Greenwood explained the album’s electronic voice as an exchange of artificialities: “I see it like this: a voice into a microphone onto a tape, onto your CD, through your speakers is all as illusory and fake as any synthesizer — it doesn’t put Thom in your front room. But one is perceived as ‘real’, the other somehow ‘unreal’… It’s the same with guitars versus samplers. It was just freeing to discard the notion of acoustic sounds being truer.”

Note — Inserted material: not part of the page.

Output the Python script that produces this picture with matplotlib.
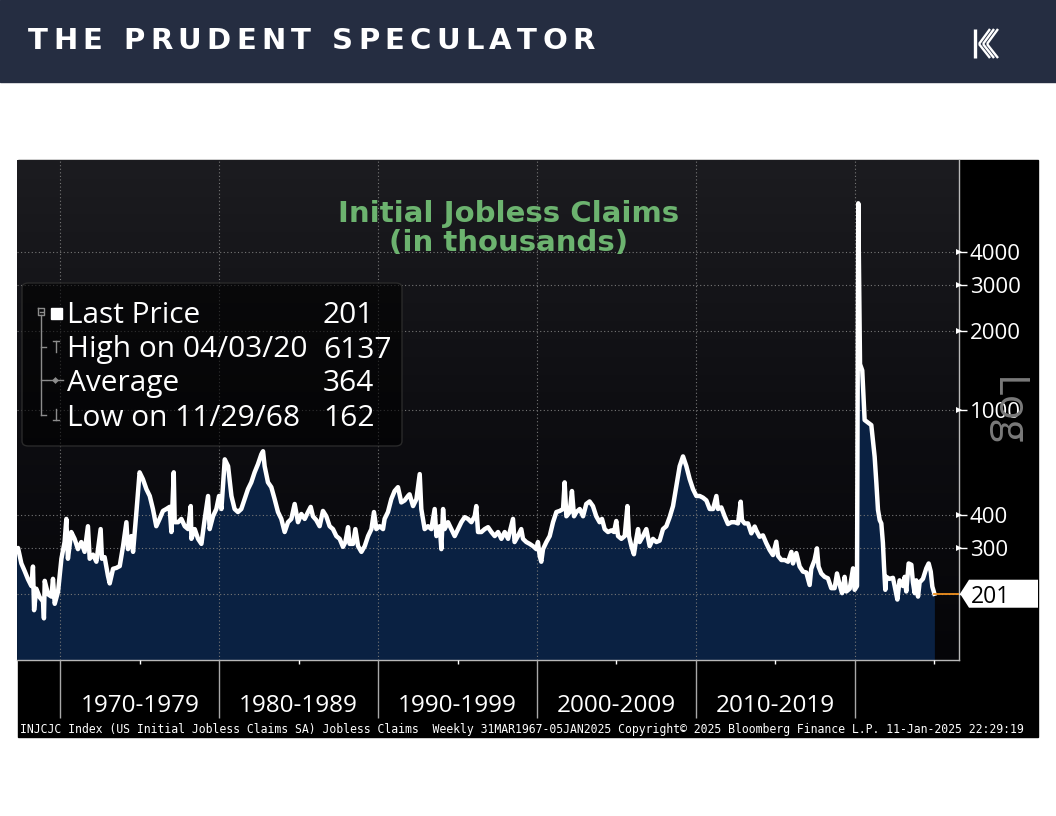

On the title track, Yorke sings his entire part through the ondes martenot, which produces an unnatural-sounding robotic voice. In contrast to similar devices like the vocoder, the talk box, and AutoTune, the ondes martenot obscures the voice, making it more distorted and harder to decipher. As a melancholy music box forms the main melody of the track, Yorke transforms himself into Kid A, the titular human clone that the album is “loosely” based around. A swelling metallic noise emits a massive whine in the final seconds of the track, like Kid A crying out his first breath. Yorke finds Kid A’s unveiling to be not dissimilar to Product A, another consumer choice in which the purchasing public can choose among the many “heads on sticks” to select their next child. It wouldn’t be a stretch to say that Yorke saw parallels between his own lack of control over his own destiny and the wheels turning around him, consuming everything in their path. Once corporate culture conquers all aspects of your life, you not only undergo ego death, but you surrender autonomy as well. “You’ve got ventriloquists / standing in the shadows at the end of my bed,” Yorke says.